[Rows from a dataset of charts and code]
==================================================

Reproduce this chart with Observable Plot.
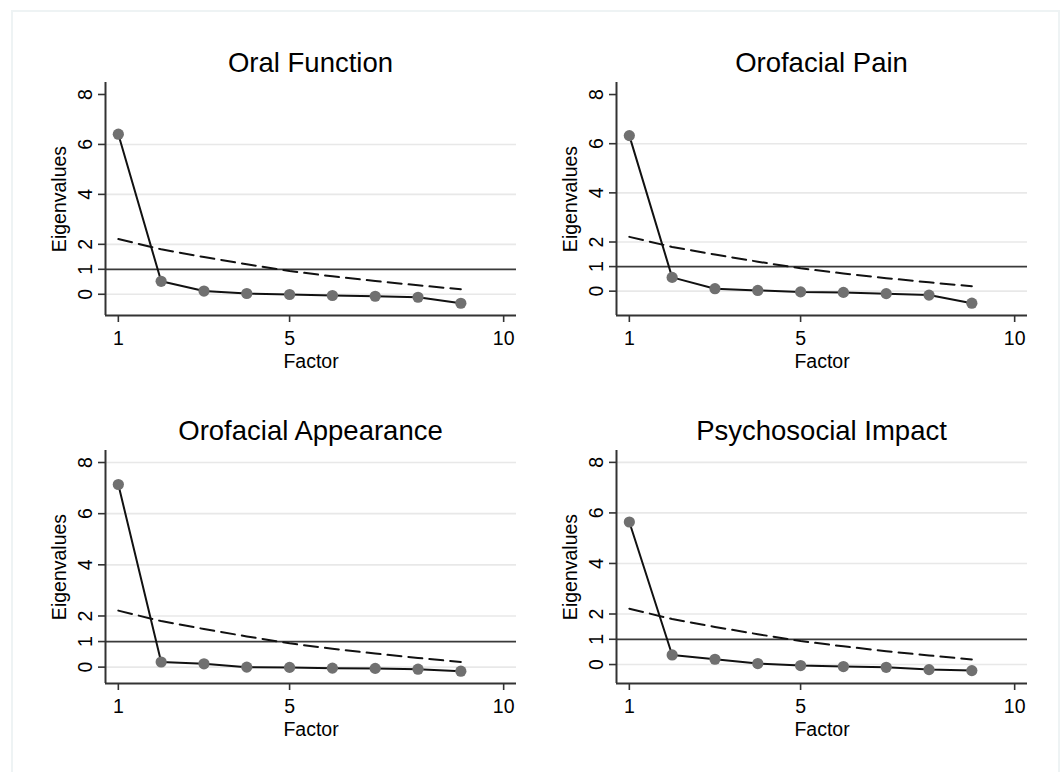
<!DOCTYPE html>
<html>
<head>
<meta charset="utf-8">
<script src="https://cdn.jsdelivr.net/npm/d3@7"></script>
<script src="https://cdn.jsdelivr.net/npm/@observablehq/plot@0.6"></script>
<style>
  html, body { margin: 0; padding: 0; background: #fff; }
  body { width: 1064px; height: 772px; position: relative; overflow: hidden; font-family: Arial, "Liberation Sans", Helvetica, sans-serif; }
  #frame { position: absolute; left: 11px; top: 10px; width: 1049px; height: 800px; border: 2px solid #eef3f4; box-sizing: border-box; }
  .panel { position: absolute; }
  .title { position: absolute; text-align: center; font-size: 27.5px; line-height: 32px; color: #000; white-space: nowrap; }
</style>
</head>
<body>
<div id="frame"></div>
<script>
// ---- data ----
const factors = [1, 2, 3, 4, 5, 6, 7, 8, 9];
const panelTitles = ["Oral Function", "Orofacial Pain", "Orofacial Appearance", "Psychosocial Impact"];
const oralFunction        = [6.41, 0.52, 0.13, 0.03, -0.01, -0.05, -0.08, -0.12, -0.36];
const orofacialPain       = [6.33, 0.56, 0.10, 0.03, -0.03, -0.05, -0.10, -0.16, -0.49];
const orofacialAppearance = [7.14, 0.20, 0.13, 0.00, -0.01, -0.04, -0.05, -0.08, -0.16];
const psychosocialImpact  = [5.64, 0.38, 0.21, 0.04, -0.04, -0.08, -0.11, -0.20, -0.24];
const parallelAnalysis    = [2.21, 1.80, 1.49, 1.20, 0.93, 0.72, 0.53, 0.36, 0.20];
const yTicks = [0, 1, 2, 4, 6, 8];
const xTicks = [1, 5, 10];
const kaiserLine = [1];

const series = [oralFunction, orofacialPain, orofacialAppearance, psychosocialImpact];
const yDomains = [[-0.85, 8.48], [-0.99, 8.49], [-0.64, 8.47], [-0.75, 8.47]];
const gridSets = [[0, 2, 4, 6], [0, 2, 4, 6], [0, 2, 4, 6, 8], [0, 2, 4, 6, 8]];
const lefts = [0, 511, 0, 511];
const tops = [70, 70, 438, 438];
const titleTops = [47, 47, 415, 415];

const W = 532, H = 305, ML = 105, MR = 16, MT = 12, MB = 60;
const FONT = 'Arial, "Liberation Sans", Helvetica, sans-serif';

series.forEach((vals, i) => {
  const pts = factors.map((f, j) => ({factor: f, value: vals[j]}));
  const par = factors.map((f, j) => ({factor: f, value: parallelAnalysis[j]}));
  const yd = yDomains[i];
  const xd = [0.7, 10.3];
  const chart = Plot.plot({
    width: W, height: H,
    marginLeft: ML, marginRight: MR, marginTop: MT, marginBottom: MB,
    style: {fontFamily: FONT, fontSize: "19px", color: "#000", background: "transparent", overflow: "visible"},
    x: {domain: xd},
    y: {domain: yd},
    marks: [
      Plot.ruleY(gridSets[i], {stroke: "#e8e8e8", strokeWidth: 1.6}),
      Plot.ruleY(kaiserLine, {stroke: "#3a3a3a", strokeWidth: 1.8}),
      Plot.line(par, {x: "factor", y: "value", stroke: "#111", strokeWidth: 2, strokeDasharray: "14,7"}),
      Plot.line(pts, {x: "factor", y: "value", stroke: "#111", strokeWidth: 2}),
      Plot.dot(pts, {x: "factor", y: "value", r: 5.6, fill: "#707070", stroke: "none"}),
      Plot.axisY({ticks: yTicks, tickSize: 7, tickPadding: 6.5, tickRotate: -90, tickFormat: d => String(d),
        label: "Eigenvalues", labelAnchor: "center", labelArrow: "none", labelOffset: 53, fontSize: 19.5, stroke: "#333", strokeWidth: 1.6}),
      Plot.axisX({ticks: xTicks, tickSize: 7, tickPadding: 9, tickFormat: d => String(d),
        label: "Factor", labelAnchor: "center", labelArrow: "none", labelOffset: 52.5, fontSize: 19.5, stroke: "#333", strokeWidth: 1.6}),
      Plot.ruleX([xd[0]], {stroke: "#333", strokeWidth: 2}),
      Plot.ruleY([yd[0]], {stroke: "#333", strokeWidth: 2})
    ]
  });
  chart.classList.add("panel");
  chart.style.left = lefts[i] + "px";
  chart.style.top = tops[i] + "px";
  document.body.appendChild(chart);

  const t = document.createElement("div");
  t.className = "title";
  t.textContent = panelTitles[i];
  t.style.left = (lefts[i] + ML) + "px";
  t.style.width = (W - ML - MR) + "px";
  t.style.top = titleTops[i] + "px";
  document.body.appendChild(t);
});
</script>
</body>
</html>
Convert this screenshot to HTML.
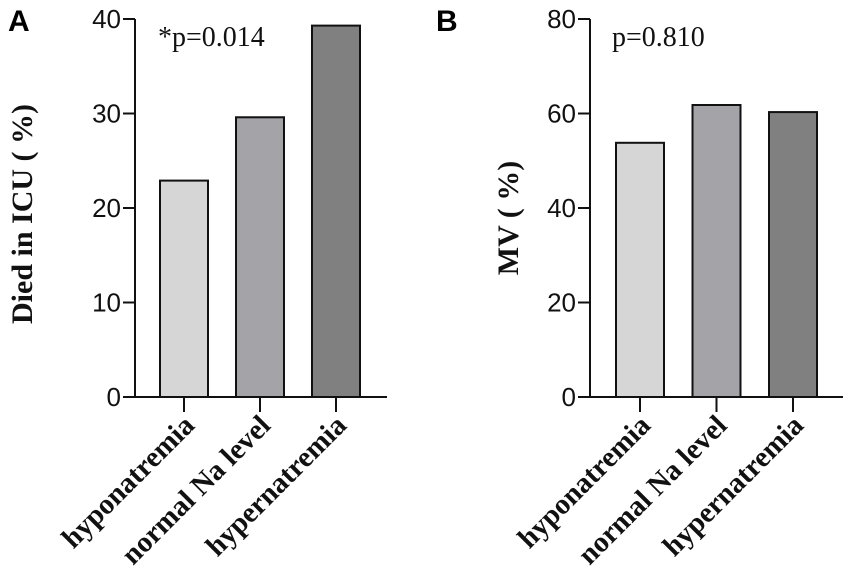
<!DOCTYPE html>
<html><head><meta charset="utf-8"><style>
body{margin:0;background:#fff}
svg{display:block}
.tick{font-family:"Liberation Sans",sans-serif;font-size:26px;fill:#111}
.cat{font-family:"Liberation Serif",serif;font-weight:bold;font-size:29px;fill:#111}
.ttl{font-family:"Liberation Serif","Noto Serif CJK SC",serif;font-weight:bold;font-size:30px;fill:#111}
.p{font-family:"Liberation Serif",serif;font-size:28px;fill:#111}
.lab{font-family:"Liberation Sans",sans-serif;font-weight:bold;font-size:30px;fill:#000}
</style></head><body>
<svg id="c" width="851" height="583"></svg>
<script>
const categories=["hyponatremia","normal Na level","hypernatremia"];
const valuesA=[22.9,29.6,39.3];
const valuesB=[53.8,61.8,60.3];
const ticksA=[0,10,20,30,40];
const ticksB=[0,20,40,60,80];
const colors=["#d6d6d6","#a3a3a8","#808080"];
const NS="http://www.w3.org/2000/svg";
const svg=document.getElementById('c');
function mk(t,a,txt){const e=document.createElementNS(NS,t);for(const k in a)e.setAttribute(k,a[k]);if(txt!=null)e.textContent=txt;svg.appendChild(e);return e;}
function panel(p){
  const y=v=>p.y0-(v/p.max)*(p.y0-p.yTop);
  const x=i=>p.x0+p.first+i*p.step;
  let e;
  p.vals.forEach((v,i)=>{
    e=mk('rect',{x:x(i)-24,y:y(v),width:48,height:y(0)-y(v),fill:colors[i],stroke:'#111','stroke-width':2});
    
    
  });
  e=mk('line',{x1:p.x0,y1:p.yTop,x2:p.x0,y2:p.y0+1,stroke:'#111','stroke-width':2});
  
  
  e=mk('line',{x1:p.x0,y1:p.y0,x2:p.xEnd,y2:p.y0,stroke:'#111','stroke-width':2});
  
  
  p.ticks.forEach(t=>{
    mk('line',{x1:p.x0-12,y1:y(t),x2:p.x0,y2:y(t),stroke:'#111','stroke-width':2});
    e=mk('text',{x:p.x0-14,y:y(t)+9,'text-anchor':'end',class:'tick'},t);
    
    
  });
  categories.forEach((c,i)=>{
    mk('line',{x1:x(i),y1:p.y0,x2:x(i),y2:p.y0+15,stroke:'#111','stroke-width':2});
    e=mk('text',{x:0,y:0,'text-anchor':'end',class:'cat',transform:`translate(${x(i)+12},${p.y0+30}) rotate(-45)`},c);
    
    
  });
  e=mk('text',{x:0,y:0,'text-anchor':'middle',class:'ttl',transform:`translate(${p.tx},${p.ty}) rotate(-90)`},p.title);
  
  
  e=mk('text',{x:p.px,y:46,class:'p'},p.ptext);
  
  
  e=mk('text',{x:p.lx,y:31,class:'lab'},p.id);
  
  
}
panel({id:'A',vals:valuesA,ticks:ticksA,max:40,x0:135,xEnd:387,y0:397,yTop:19,first:49,step:76,title:'Died in ICU ( %)',tx:32,ty:214,ptext:'*p=0.014',px:158,lx:8});
panel({id:'B',vals:valuesB,ticks:ticksB,max:80,x0:590,xEnd:843,y0:397,yTop:19,first:50,step:76.5,title:'MV ( %)',tx:518,ty:218,ptext:'p=0.810',px:612,lx:436});
</script>
</body></html>
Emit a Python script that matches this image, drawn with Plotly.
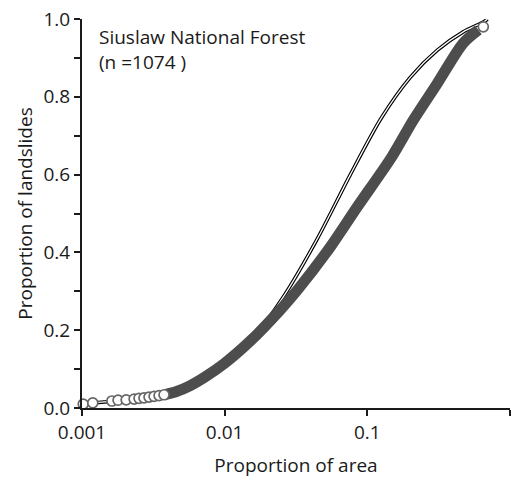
import plotly.graph_objects as go

# Observed landslide proportions: sparse open circles in the lower tail
tail_x = [0.00102, 0.00119, 0.00162, 0.00179, 0.00204, 0.00232, 0.00251,
          0.00272, 0.00295, 0.00320, 0.00347, 0.00376]
tail_y = [0.010, 0.013, 0.018, 0.020, 0.021, 0.023, 0.025,
          0.026, 0.028, 0.030, 0.032, 0.034]

# Observed landslide proportions: dense part of the curve
obs_x = [0.00376, 0.0045, 0.0057, 0.0073, 0.010, 0.0151, 0.0245,
         0.0323, 0.055, 0.085, 0.148, 0.21, 0.31, 0.47, 0.60, 0.65]
obs_y = [0.034, 0.041, 0.057, 0.080, 0.115, 0.172, 0.252,
         0.303, 0.414, 0.517, 0.645, 0.740, 0.835, 0.938, 0.972, 0.980]

# Expected proportion (uniform density over area)
model_x = [0.00105, 0.002, 0.004, 0.0073, 0.010, 0.0151, 0.0257, 0.0446,
           0.076, 0.125, 0.2, 0.31, 0.47, 0.65, 0.695]
model_y = [0.012, 0.020, 0.038, 0.080, 0.115, 0.172, 0.285, 0.435,
           0.600, 0.745, 0.850, 0.920, 0.967, 0.992, 1.0]

x_ticks = [0.001, 0.01, 0.1, 1]
x_tick_text = ["0.001", "0.01", "0.1", "1"]
y_ticks = [0.0, 0.2, 0.4, 0.6, 0.8, 1.0]
y_tick_text = ["0.0", "0.2", "0.4", "0.6", "0.8", "1.0"]

FONT = "Open Sans"
INK = "#1a1a1a"
BAND = "#4d4d4d"
SIZE = 19

fig = go.Figure()

# Model curve drawn as a double line: black outline with a white core
fig.add_trace(go.Scatter(x=model_x, y=model_y, mode="lines",
                         line=dict(color="black", width=3.6,
                                   shape="spline", smoothing=0.8),
                         hoverinfo="skip", cliponaxis=False))
fig.add_trace(go.Scatter(x=model_x, y=model_y, mode="lines",
                         line=dict(color="white", width=1.3,
                                   shape="spline", smoothing=0.8),
                         hoverinfo="skip", cliponaxis=False))

# Dense observed band
fig.add_trace(go.Scatter(x=obs_x[:-1], y=obs_y[:-1], mode="lines",
                         line=dict(color=BAND, width=11,
                                   shape="spline", smoothing=0.8),
                         hoverinfo="skip", cliponaxis=False))

# Open circles in the lower tail and at the last observation
fig.add_trace(go.Scatter(x=tail_x + obs_x[-1:], y=tail_y + obs_y[-1:],
                         mode="markers",
                         marker=dict(symbol="circle", size=10, color="white",
                                     line=dict(color="#666666", width=1.7)),
                         cliponaxis=False))

# Log axis: annotation x is given as log10 of the value
fig.add_annotation(x=-3, y=1.0, xref="x", yref="y",
                   xshift=15, yshift=-3, xanchor="left", yanchor="top",
                   align="left", showarrow=False,
                   text="Siuslaw National Forest<br>(n =1074 )",
                   font=dict(family=FONT, size=SIZE, color=INK))

fig.update_layout(
    width=514, height=481,
    margin=dict(l=82, r=4, t=19, b=73),
    paper_bgcolor="white", plot_bgcolor="white",
    showlegend=False,
    font=dict(family=FONT, size=SIZE, color=INK),
    xaxis=dict(type="log", range=[-3, 0],
               tickvals=x_ticks, ticktext=x_tick_text,
               ticks="outside", ticklen=6, tickwidth=1.8, tickcolor=INK,
               showline=True, linecolor=INK, linewidth=2,
               showgrid=False, zeroline=False,
               tickfont=dict(family=FONT, size=SIZE, color=INK),
               title=dict(text="Proportion of area", standoff=15,
                          font=dict(family=FONT, size=SIZE, color=INK))),
    yaxis=dict(range=[0, 1],
               tickvals=y_ticks, ticktext=y_tick_text,
               ticks="outside", ticklen=6, tickwidth=1.8, tickcolor=INK,
               minor=dict(dtick=0.1, ticks="outside", ticklen=6,
                          tickwidth=1.8, tickcolor=INK, showgrid=False),
               showline=True, linecolor=INK, linewidth=2,
               showgrid=False, zeroline=False,
               tickfont=dict(family=FONT, size=SIZE, color=INK),
               title=dict(text="Proportion of landslides", standoff=6,
                          font=dict(family=FONT, size=SIZE, color=INK))),
)

fig.write_html("out.html")
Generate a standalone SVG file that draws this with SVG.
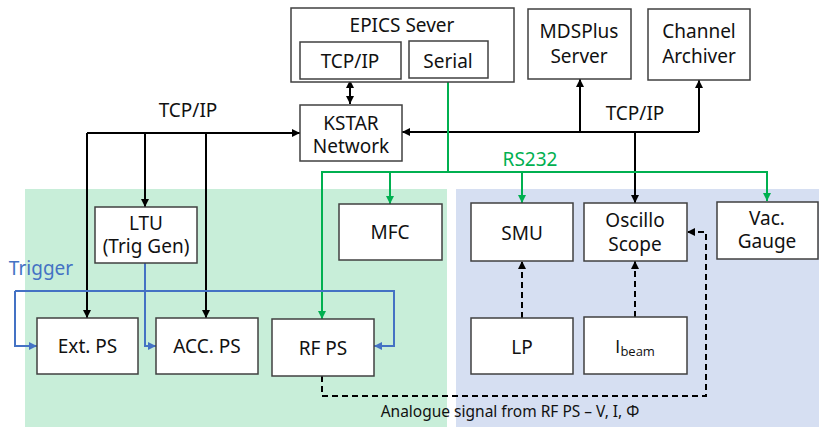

==================================================

### INSTRUCTION:
Using the listing above, pull out all lines that hold the word "script".

### THE COMPLETED TASK:
<script src="https://cdn.jsdelivr.net/npm/d3@7"></script>
<script src="https://cdn.jsdelivr.net/npm/@observablehq/plot@0.6"></script>
<script>
</script>
<script>
</script>
Emit a Python script that matches this image, drawn with Plotly.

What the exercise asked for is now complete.